The opening of my eyes to the world of homeschooling has been much the same. The joy I find in homeschooling now tends to obscure a lot of my dislike for the idea back then. But I still try to remember sometimes: When I was pro-classroom, pro-textbook, pro-traditional-mass-education, what was it I pictured in my mind when I thought of homeschooling?
Miserable, anti-social kids? A miserable, stressed-out mom? The same miserable public school education, administered, (like a shot, perhaps,) within the forced confines of the home instead of the cold block walls of the local school?
Honestly, I don’t remember. I can’t tell you what it was I pictured in my mind when I thought of homeschooling except to tell you that, whatever it was I imagined, it certainly wasn’t this!
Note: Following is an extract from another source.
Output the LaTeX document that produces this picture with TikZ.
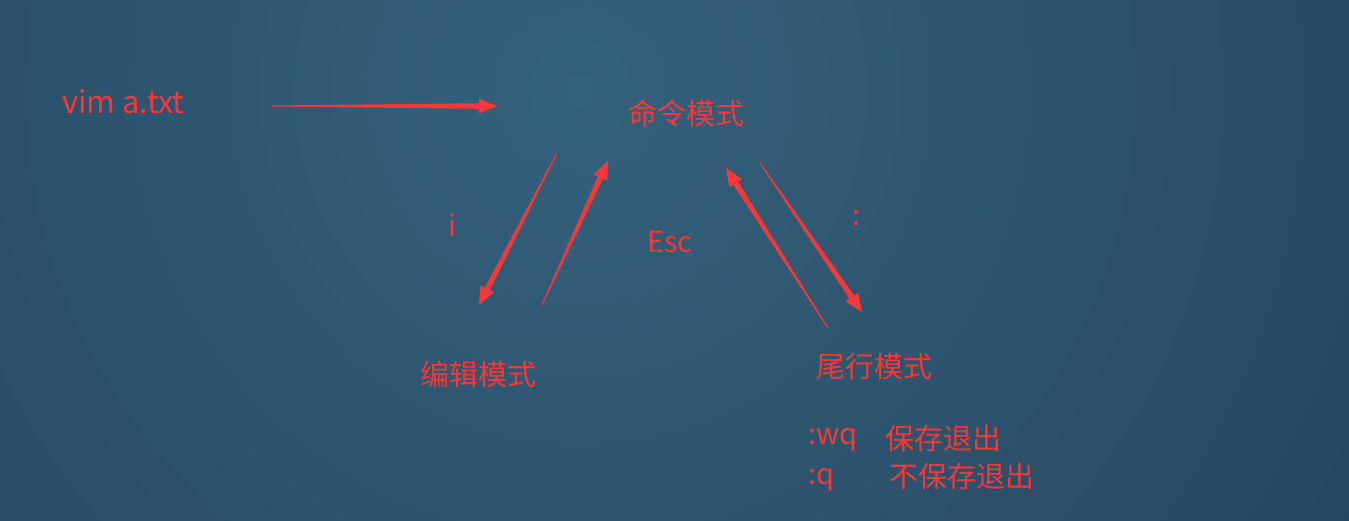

One of the things I find so fascinating about homeschooling is the amazing door to knowledge it seems to have opened up within my children. Beyond the traditional school structure there is a natural excitement in learning, a special consciousness of the world and the wealth of information it contains, and it seems to me if that natural fascination with knowledge is encouraged in the right way, it can flourish and grow in a child without anyone ever having to force-feed it upon them!
Sometimes I wonder if traditional schooling merely trains children to plug in their brains from about 9 o’clock in the morning to 3 o’clock in the afternoon, at which point they’re free to unplug and hang up learning for the day, which most are more than glad to do. I always was, especially given that my public school education was so often intertwined with disastrous social challenges like popularity contests and peer pressure and bullying. The traditional education model came with an ON/OFF valve that, for most kids anyway, stayed in the OFF position most of the time.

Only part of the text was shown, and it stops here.